*** GIVEN INFORMATION ***

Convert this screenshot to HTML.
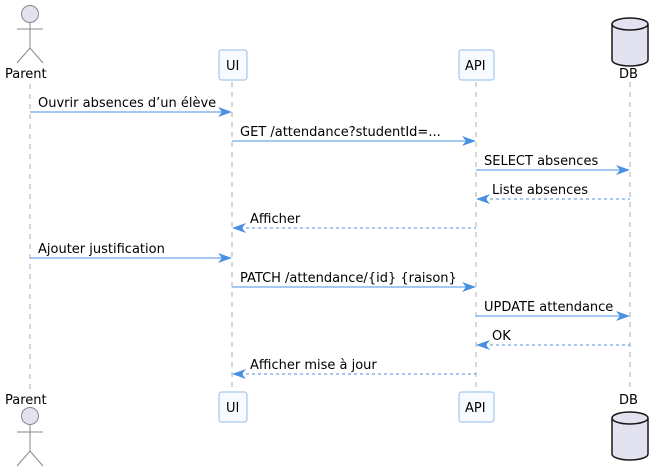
<!DOCTYPE html><html><head><style>body{margin:0;background:#fff}svg{display:block}text{font-family:"DejaVu Sans","Liberation Sans",sans-serif;font-size:13px;fill:#000}</style></head><body>
<svg width="664" height="472" viewBox="0 0 664 472">
<g stroke="#999" stroke-dasharray="5,5" stroke-width="0.8">
<line x1="30" y1="84" x2="30" y2="392"/><line x1="232" y1="82" x2="232" y2="392"/><line x1="476" y1="82" x2="476" y2="392"/><line x1="630" y1="82" x2="630" y2="392"/></g>
<g fill="#e2e2f0" stroke="#888" stroke-width="1">
<circle cx="30" cy="14" r="8.5"/><line x1="30" y1="22" x2="30" y2="48"/><line x1="17" y1="29" x2="43" y2="29"/><polyline fill="none" points="17,63 30,48 43,63"/>
<circle cx="30" cy="416" r="8.5"/><line x1="30" y1="424" x2="30" y2="451"/><line x1="17" y1="432" x2="43" y2="432"/><polyline fill="none" points="17,466 30,451 43,466"/></g>
<text x="5" y="78">Parent</text><text x="5" y="404">Parent</text>
<g fill="#f7fbff" stroke="#8fbbee"><rect x="219" y="50" width="28" height="30" rx="2.5"/><rect x="459" y="50" width="35" height="30" rx="2.5"/><rect x="219" y="392" width="28" height="30" rx="2.5"/><rect x="459" y="392" width="35" height="30" rx="2.5"/></g>
<text x="226" y="70">UI</text><text x="465" y="70">API</text><text x="226" y="412">UI</text><text x="465" y="412">API</text>
<g fill="#e2e2f0" stroke="#181818" stroke-width="1.5">
<path d="M612,24 a18,6 0 0 1 36,0 v36 a18,6 0 0 1 -36,0 z"/><path fill="none" d="M612,24 a18,6 0 0 0 36,0"/>
<path d="M612,418 a18,6 0 0 1 36,0 v36 a18,6 0 0 1 -36,0 z"/><path fill="none" d="M612,418 a18,6 0 0 0 36,0"/></g>
<text x="619" y="78">DB</text><text x="619" y="404">DB</text>
<g stroke="#4a90e2" stroke-width="1" fill="none">
<line x1="30" y1="112" x2="230" y2="112"/><line x1="232" y1="141" x2="474" y2="141"/><line x1="476" y1="170" x2="628" y2="170"/>
<line x1="478" y1="199" x2="630" y2="199" stroke-dasharray="3,3"/><line x1="234" y1="228" x2="476" y2="228" stroke-dasharray="3,3"/>
<line x1="30" y1="258" x2="230" y2="258"/><line x1="232" y1="287" x2="474" y2="287"/><line x1="476" y1="316" x2="628" y2="316"/>
<line x1="478" y1="345" x2="630" y2="345" stroke-dasharray="3,3"/><line x1="234" y1="374" x2="476" y2="374" stroke-dasharray="3,3"/></g>
<g fill="#4a90e2">
<polygon points="218,107 232,112 218,117 222,112"/><polygon points="462,136 476,141 462,146 466,141"/><polygon points="616,165 630,170 616,175 620,170"/>
<polygon points="490,194 476,199 490,204 486,199"/><polygon points="246,223 232,228 246,233 242,228"/>
<polygon points="218,253 232,258 218,263 222,258"/><polygon points="462,282 476,287 462,292 466,287"/><polygon points="616,311 630,316 616,321 620,316"/>
<polygon points="490,340 476,345 490,350 486,345"/><polygon points="246,369 232,374 246,379 242,374"/></g>
<text x="38" y="107">Ouvrir absences d’un élève</text>
<text x="240" y="136">GET /attendance?studentId=...</text>
<text x="484" y="165">SELECT absences</text>
<text x="492" y="194">Liste absences</text>
<text x="250" y="223">Afficher</text>
<text x="38" y="253">Ajouter justification</text>
<text x="240" y="282">PATCH /attendance/{id} {raison}</text>
<text x="484" y="311">UPDATE attendance</text>
<text x="492" y="340">OK</text>
<text x="250" y="369">Afficher mise à jour</text>
</svg></body></html>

***

→ DESCRIPTION OF THE TASK
Keep every word of the data as it is when you write it out, but drop the pictures.

→ RESPONSE
Convert this screenshot to HTML.
<!DOCTYPE html><html><head><style>body{margin:0;background:#fff}svg{display:block}text{font-family:"DejaVu Sans","Liberation Sans",sans-serif;font-size:13px;fill:#000}</style></head><body>
<svg width="664" height="472" viewBox="0 0 664 472">
<g stroke="#999" stroke-dasharray="5,5" stroke-width="0.8">
<line x1="30" y1="84" x2="30" y2="392"/><line x1="232" y1="82" x2="232" y2="392"/><line x1="476" y1="82" x2="476" y2="392"/><line x1="630" y1="82" x2="630" y2="392"/></g>
<g fill="#e2e2f0" stroke="#888" stroke-width="1">
<circle cx="30" cy="14" r="8.5"/><line x1="30" y1="22" x2="30" y2="48"/><line x1="17" y1="29" x2="43" y2="29"/><polyline fill="none" points="17,63 30,48 43,63"/>
<circle cx="30" cy="416" r="8.5"/><line x1="30" y1="424" x2="30" y2="451"/><line x1="17" y1="432" x2="43" y2="432"/><polyline fill="none" points="17,466 30,451 43,466"/></g>
<text x="5" y="78">Parent</text><text x="5" y="404">Parent</text>
<g fill="#f7fbff" stroke="#8fbbee"><rect x="219" y="50" width="28" height="30" rx="2.5"/><rect x="459" y="50" width="35" height="30" rx="2.5"/><rect x="219" y="392" width="28" height="30" rx="2.5"/><rect x="459" y="392" width="35" height="30" rx="2.5"/></g>
<text x="226" y="70">UI</text><text x="465" y="70">API</text><text x="226" y="412">UI</text><text x="465" y="412">API</text>
<g fill="#e2e2f0" stroke="#181818" stroke-width="1.5">
<path d="M612,24 a18,6 0 0 1 36,0 v36 a18,6 0 0 1 -36,0 z"/><path fill="none" d="M612,24 a18,6 0 0 0 36,0"/>
<path d="M612,418 a18,6 0 0 1 36,0 v36 a18,6 0 0 1 -36,0 z"/><path fill="none" d="M612,418 a18,6 0 0 0 36,0"/></g>
<text x="619" y="78">DB</text><text x="619" y="404">DB</text>
<g stroke="#4a90e2" stroke-width="1" fill="none">
<line x1="30" y1="112" x2="230" y2="112"/><line x1="232" y1="141" x2="474" y2="141"/><line x1="476" y1="170" x2="628" y2="170"/>
<line x1="478" y1="199" x2="630" y2="199" stroke-dasharray="3,3"/><line x1="234" y1="228" x2="476" y2="228" stroke-dasharray="3,3"/>
<line x1="30" y1="258" x2="230" y2="258"/><line x1="232" y1="287" x2="474" y2="287"/><line x1="476" y1="316" x2="628" y2="316"/>
<line x1="478" y1="345" x2="630" y2="345" stroke-dasharray="3,3"/><line x1="234" y1="374" x2="476" y2="374" stroke-dasharray="3,3"/></g>
<g fill="#4a90e2">
<polygon points="218,107 232,112 218,117 222,112"/><polygon points="462,136 476,141 462,146 466,141"/><polygon points="616,165 630,170 616,175 620,170"/>
<polygon points="490,194 476,199 490,204 486,199"/><polygon points="246,223 232,228 246,233 242,228"/>
<polygon points="218,253 232,258 218,263 222,258"/><polygon points="462,282 476,287 462,292 466,287"/><polygon points="616,311 630,316 616,321 620,316"/>
<polygon points="490,340 476,345 490,350 486,345"/><polygon points="246,369 232,374 246,379 242,374"/></g>
<text x="38" y="107">Ouvrir absences d’un élève</text>
<text x="240" y="136">GET /attendance?studentId=...</text>
<text x="484" y="165">SELECT absences</text>
<text x="492" y="194">Liste absences</text>
<text x="250" y="223">Afficher</text>
<text x="38" y="253">Ajouter justification</text>
<text x="240" y="282">PATCH /attendance/{id} {raison}</text>
<text x="484" y="311">UPDATE attendance</text>
<text x="492" y="340">OK</text>
<text x="250" y="369">Afficher mise à jour</text>
</svg></body></html>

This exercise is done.